Hacía varios años que no arreciaba sobre el hogar completamente ebrio tras los excesos sabatinos. Perfumado con varios gintonics, vino tinto y rosado, ron como sustitutivo de ese gordons sesentón, como umbraliano e hipodromorfológico, se dispone uno a atravesar la ciudad entre los últimos rescoldos espermáticos de los taxistas y la fenomenología caliente. La ignominia reclama zigzagueos, trayecto dilatado entre los mapas hiperbólicos y la alcantarilla del levante que es Valencia, sumidero del vómito que huele a patatas bravas y sabe a catalán folclórico, homófobo y reaccionario.

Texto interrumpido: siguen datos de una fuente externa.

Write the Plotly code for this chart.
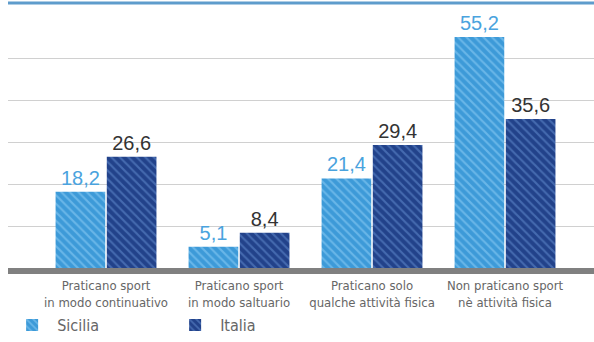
import plotly.graph_objects as go

categories = [
    "Praticano sport<br>in modo continuativo",
    "Praticano sport<br>in modo saltuario",
    "Praticano solo<br>qualche attività fisica",
    "Non praticano sport<br>nè attività fisica",
]
sicilia = [18.2, 5.1, 21.4, 55.2]
italia = [26.6, 8.4, 29.4, 35.6]
grid_vals = [10, 20, 30, 40, 50]

x_idx = list(range(len(categories)))

fig = go.Figure()
fig.add_trace(go.Bar(
    name="Sicilia", x=x_idx, y=sicilia,
    marker=dict(color="#3d9ad8", line=dict(width=0),
                pattern=dict(shape="\\", fgcolor="#7cc2ef", fgopacity=0.7, size=6, solidity=0.35)),
    texttemplate="%{y:.1f}", textposition="outside", cliponaxis=False,
    textfont=dict(family="Liberation Sans, Arial, sans-serif", size=20, color="#4aa3de"),
))
fig.add_trace(go.Bar(
    name="Italia", x=x_idx, y=italia,
    marker=dict(color="#22428a", line=dict(width=0),
                pattern=dict(shape="\\", fgcolor="#4d74b8", fgopacity=0.8, size=6, solidity=0.35)),
    texttemplate="%{y:.1f}", textposition="outside", cliponaxis=False,
    textfont=dict(family="Liberation Sans, Arial, sans-serif", size=20, color="#333333"),
))

fig.update_layout(
    width=594, height=342,
    margin=dict(l=8, r=0, t=3, b=74, autoexpand=False),
    paper_bgcolor="white", plot_bgcolor="white",
    separators=",.",
    barmode="group", bargap=0.23, bargroupgap=0.03,
    showlegend=True,
    legend=dict(orientation="h", x=0.012, xanchor="left", xref="container",
                y=-0.012, yanchor="bottom", yref="container",
                bgcolor="rgba(0,0,0,0)",
                font=dict(family="Liberation Sans Narrow, DejaVu Sans Condensed, sans-serif", size=16, color="#666666"),
                itemwidth=40, entrywidth=108, entrywidthmode="pixels", traceorder="normal"),
)
fig.update_xaxes(
    range=[-0.737, 3.669], tickmode="array", tickvals=x_idx, ticktext=categories,
    showgrid=False, showline=True, linecolor="#808080", linewidth=6,
    ticks="", zeroline=False,
    tickfont=dict(family="Liberation Sans Narrow, DejaVu Sans Condensed, sans-serif", size=13, color="#666666"),
)
fig.update_yaxes(
    range=[0, 63.3], tickmode="array", tickvals=grid_vals, showticklabels=False,
    showgrid=True, gridcolor="#d0d0d0", gridwidth=1, zeroline=False,
)
fig.add_shape(type="line", xref="paper", yref="paper", x0=0, x1=1, y0=1, y1=1,
              line=dict(color="#5e9ccc", width=3))

fig.write_html("out.html")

Hace más de siete años que concejales, casales y carpetovetónicas glorias que beben anís en "La Casa del Artista" velaron el féretro de Rafael Conde "El Titi" en el Principal. Todo esto lo recuerdo mientras tarareo "El Titi canta a Valencia" asomándome alcoholizado a ese jardín pétreo y ahíto de pederastas de dádivas y misa que es la Plaza de la Virgen.
Nunca ha dejado de sorprenderme la facilidad con la que esta ciudad se torna pueblo, con un pulso ineludible de provincias, eso sí, de un provincianismo salado, de mar en calma, como de horchata, y hombres que huelen a carajillo y a ducados. Nada que ver con ese hedor charro y de portalón cerrado con el que se alientan los taurinos y los ganaderos cuando van a hacer negocio a Salamanca y acostumbran a hacer noche en los hostales, aunque duerman finalmente sobre las barras americanas de los clubes de la carretera de Valladolid.
(A todo esto, iba yo borracho, huéfano de dandismo y haciendo esa prosopopeya muda que tienen los retornos para con los objetos y las ratas que se revolucionan entre los solares) Otro día prosigo, queridos.